Copy out, exactly and without additions, the lines from the one that contains "The picture is" to the one that contains "Chart.register(...registerables);", both ends included.

* begin *

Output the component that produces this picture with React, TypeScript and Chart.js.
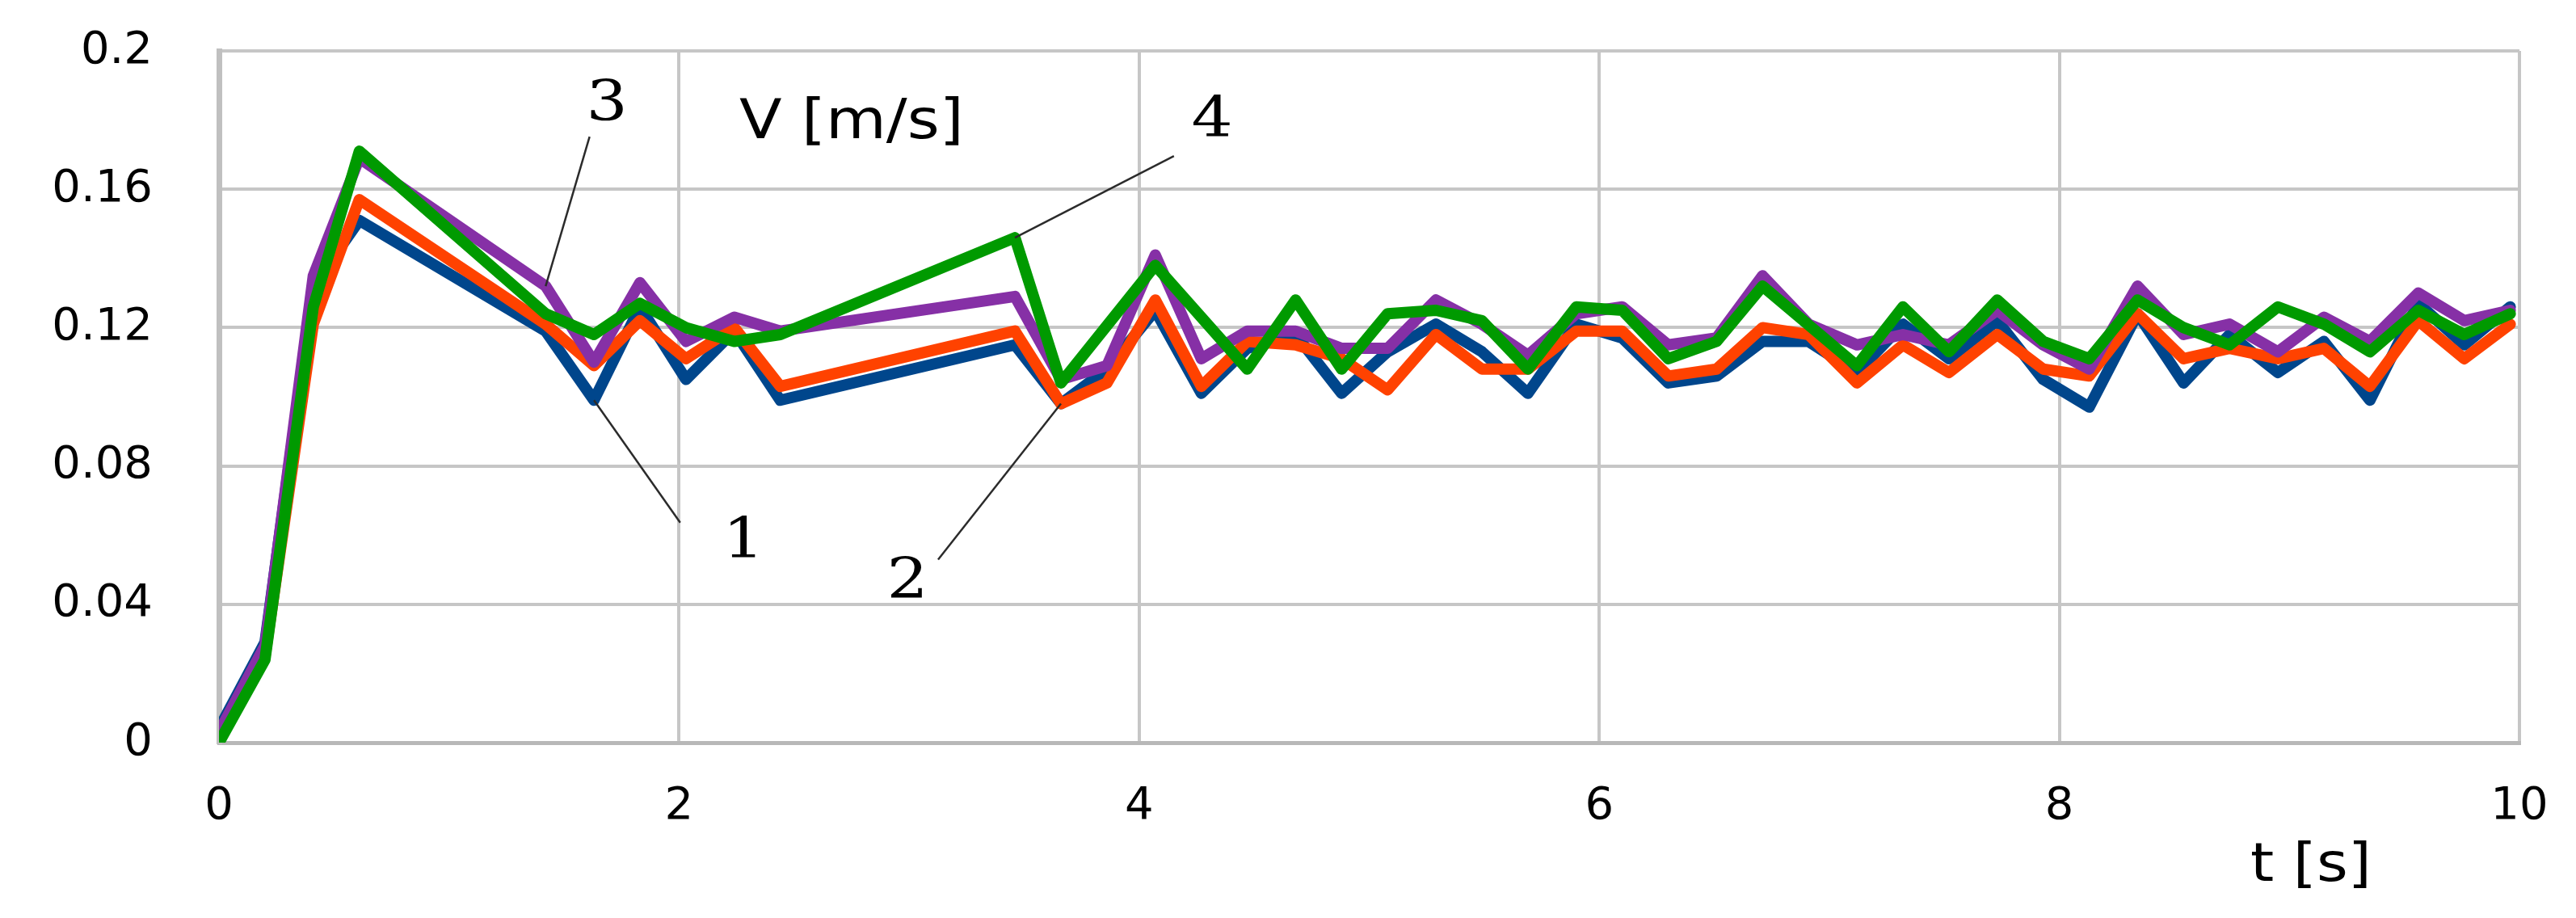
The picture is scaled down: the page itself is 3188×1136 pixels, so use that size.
import React, { useEffect, useRef } from "react";
import { Chart, registerables } from "chart.js";

Chart.register(...registerables);

// time samples [s] that carry a value in at least one series
const T = [
  0, 0.2, 0.41, 0.61, 1.42, 1.63, 1.83, 2.03, 2.24, 2.44,
  3.46, 3.66, 3.86, 4.07, 4.27, 4.47, 4.68, 4.88, 5.08, 5.29,
  5.49, 5.69, 5.9, 6.1, 6.3, 6.51, 6.71, 6.91, 7.12, 7.32,
  7.52, 7.73, 7.93, 8.13, 8.34, 8.54, 8.74, 8.95, 9.15, 9.35,
  9.56, 9.76, 9.96,
];

// series 1 (blue)
const V1 = [
  0.004, 0.029, 0.132, 0.151, 0.119, 0.099, 0.126, 0.105, 0.119, 0.099,
  0.115, 0.098, 0.108, 0.125, 0.101, 0.114, 0.118, 0.101, 0.113, 0.121,
  0.113, 0.101, 0.121, 0.117, 0.104, 0.106, 0.116, 0.116, 0.107, 0.121,
  0.111, 0.122, 0.105, 0.097, 0.124, 0.104, 0.118, 0.107, 0.116, 0.099,
  0.127, 0.115, 0.126,
];

// series 2 (orange-red)
const V2 = [
  0.001, 0.025, 0.121, 0.157, 0.121, 0.109, 0.122, 0.111, 0.12, 0.103,
  0.119, 0.098, 0.104, 0.128, 0.103, 0.116, 0.115, 0.111, 0.102, 0.118,
  0.108, 0.108, 0.119, 0.119, 0.106, 0.108, 0.12, 0.118, 0.104, 0.115,
  0.107, 0.118, 0.108, 0.106, 0.124, 0.111, 0.114, 0.111, 0.114, 0.103,
  0.122, 0.111, 0.121,
];

// series 3 (purple)
const V3 = [
  0.003, 0.028, 0.135, 0.169, 0.132, 0.11, 0.133, 0.116, 0.123, 0.119,
  0.129, 0.105, 0.109, 0.141, 0.111, 0.119, 0.119, 0.114, 0.114, 0.128,
  0.121, 0.112, 0.124, 0.126, 0.115, 0.117, 0.135, 0.121, 0.115, 0.118,
  0.115, 0.125, 0.115, 0.108, 0.132, 0.118, 0.121, 0.113, 0.123, 0.116,
  0.13, 0.122, 0.125,
];

// series 4 (green)
const V4 = [
  0, 0.024, 0.126, 0.171, 0.124, 0.118, 0.127, 0.12, 0.116, 0.118,
  0.146, 0.104, null, 0.138, null, 0.108, 0.128, 0.108, 0.124, 0.125,
  0.122, 0.108, 0.126, 0.125, 0.111, 0.116, 0.132, null, 0.109, 0.126,
  0.113, 0.128, 0.116, 0.111, 0.128, 0.12, 0.115, 0.126, 0.121, 0.113,
  0.125, 0.118, 0.124,
];

const SERIES = [V1, V2, V3, V4];
const SERIES_NAMES = ["1", "2", "3", "4"];
const SERIES_COLORS = ["#00468C", "#FF4200", "#8630A6", "#009A00"];

const X_TICKS = [0, 2, 4, 6, 8, 10];
const X_TICK_LABELS = ["0", "2", "4", "6", "8", "10"];
const Y_TICKS = [0, 0.04, 0.08, 0.12, 0.16, 0.2];
const Y_TICK_LABELS = ["0", "0.04", "0.08", "0.12", "0.16", "0.2"];

const Y_TITLE = "V [m/s]";
const X_TITLE = "t [s]";

// callout labels: text position and leader-line start in data units, end at a data point
const CALLOUT_TEXT = ["3", "1", "2", "4"];
const CALLOUT_SERIES = [2, 0, 1, 3];
const CALLOUT_INDEX = [4, 5, 11, 10];
const CALLOUT_LABEL_T = [1.686, 2.28, 2.993, 4.317];
const CALLOUT_LABEL_V = [0.1842, 0.0577, 0.046, 0.1795];
const CALLOUT_LINE_T = [1.611, 2.005, 3.126, 4.151];
const CALLOUT_LINE_V = [0.1752, 0.0636, 0.0529, 0.1696];

function drawStretched(ctx: CanvasRenderingContext2D, text: string, x: number, y: number, sx: number) {
  ctx.save();
  ctx.translate(x, y);
  ctx.scale(sx, 1);
  ctx.fillText(text, 0, 0);
  ctx.restore();
}

const annotationPlugin = {
  id: "annotations",
  afterDatasetsDraw(chart: any) {
    const { ctx, scales, chartArea } = chart;
    const xs = scales.x;
    const ys = scales.y;
    ctx.save();
    // leader lines
    ctx.strokeStyle = "#2b2b2b";
    ctx.lineWidth = 2.5;
    ctx.lineCap = "butt";
    for (let i = 0; i < CALLOUT_TEXT.length; i++) {
      const s = SERIES[CALLOUT_SERIES[i]];
      const idx = CALLOUT_INDEX[i];
      const px = xs.getPixelForValue(T[idx]);
      const py = ys.getPixelForValue(s[idx] as number);
      ctx.beginPath();
      ctx.moveTo(xs.getPixelForValue(CALLOUT_LINE_T[i]), ys.getPixelForValue(CALLOUT_LINE_V[i]));
      ctx.lineTo(px, py);
      ctx.stroke();
    }
    // callout numbers
    ctx.fillStyle = "#000";
    ctx.font = "70px 'DejaVu Serif'";
    ctx.textAlign = "center";
    ctx.textBaseline = "middle";
    for (let i = 0; i < CALLOUT_TEXT.length; i++) {
      drawStretched(
        ctx,
        CALLOUT_TEXT[i],
        xs.getPixelForValue(CALLOUT_LABEL_T[i]),
        ys.getPixelForValue(CALLOUT_LABEL_V[i]),
        1.15
      );
    }
    // axis titles
    ctx.font = "68px 'DejaVu Sans'";
    ctx.textAlign = "left";
    ctx.textBaseline = "alphabetic";
    drawStretched(ctx, Y_TITLE, xs.getPixelForValue(2.262), ys.getPixelForValue(0.1748), 1.13);
    ctx.font = "66px 'DejaVu Sans'";
    drawStretched(ctx, X_TITLE, xs.getPixelForValue(8.83), chartArea.bottom + 171, 1.13);
    ctx.restore();
  },
};

export default function App() {
  const ref = useRef<HTMLCanvasElement | null>(null);

  useEffect(() => {
    if (!ref.current) return;
    const datasets = SERIES.map((vals, si) => ({
      label: SERIES_NAMES[si],
      data: T.map((t, i) => ({ x: t, y: vals[i] })),
      borderColor: SERIES_COLORS[si],
      backgroundColor: SERIES_COLORS[si],
      borderWidth: 14,
      pointRadius: 0,
      pointHoverRadius: 0,
      tension: 0,
      spanGaps: true,
      borderJoinStyle: "round" as const,
      borderCapStyle: "round" as const,
      fill: false,
      order: 3 - si,
    }));

    const chart = new Chart(ref.current, {
      type: "line",
      data: { datasets },
      options: {
        animation: false,
        responsive: false,
        devicePixelRatio: 1,
        events: [],
        layout: { padding: { left: 0, top: 63, right: 70, bottom: 0 } },
        plugins: {
          legend: { display: false },
          tooltip: { enabled: false },
          title: { display: false },
        },
        scales: {
          x: {
            type: "linear",
            min: 0,
            max: 10,
            afterBuildTicks: (scale: any) => {
              scale.ticks = X_TICKS.map((v) => ({ value: v }));
            },
            afterFit: (scale: any) => {
              scale.height = 217;
            },
            ticks: {
              callback: (_v: any, i: number) => X_TICK_LABELS[i],
              font: { family: "'DejaVu Sans'", size: 56 },
              color: "#000",
              padding: 0,
              maxRotation: 0,
              autoSkip: false,
            },
            grid: {
              color: "#c6c6c6",
              lineWidth: 4,
              drawTicks: true,
              tickLength: 46,
              tickColor: "rgba(0,0,0,0)",
            },
            border: { display: true, color: "#b8b8b8", width: 5 },
          },
          y: {
            min: 0,
            max: 0.2,
            afterBuildTicks: (scale: any) => {
              scale.ticks = Y_TICKS.map((v) => ({ value: v }));
            },
            afterFit: (scale: any) => {
              scale.width = 271;
            },
            ticks: {
              callback: (_v: any, i: number) => Y_TICK_LABELS[i],
              font: { family: "'DejaVu Sans'", size: 56 },
              color: "#000",
              padding: 0,
              autoSkip: false,
            },
            grid: {
              color: "#c6c6c6",
              lineWidth: 4,
              drawTicks: true,
              tickLength: 82,
              tickColor: "rgba(0,0,0,0)",
            },
            border: { display: true, color: "#c0c0c0", width: 7 },
          },
        },
      },
      plugins: [annotationPlugin],
    } as any);

    return () => chart.destroy();
  }, []);

  return (
    <div style={{ position: "absolute", left: 0, top: 0, width: 3188, height: 1136, background: "#fff" }}>
      <canvas ref={ref} width={3188} height={1136} style={{ display: "block" }} />
    </div>
  );
}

* end *

## EXERCISE ANSWER
The picture is scaled down: the page itself is 3188×1136 pixels, so use that size.
import React, { useEffect, useRef } from "react";
import { Chart, registerables } from "chart.js";

Chart.register(...registerables);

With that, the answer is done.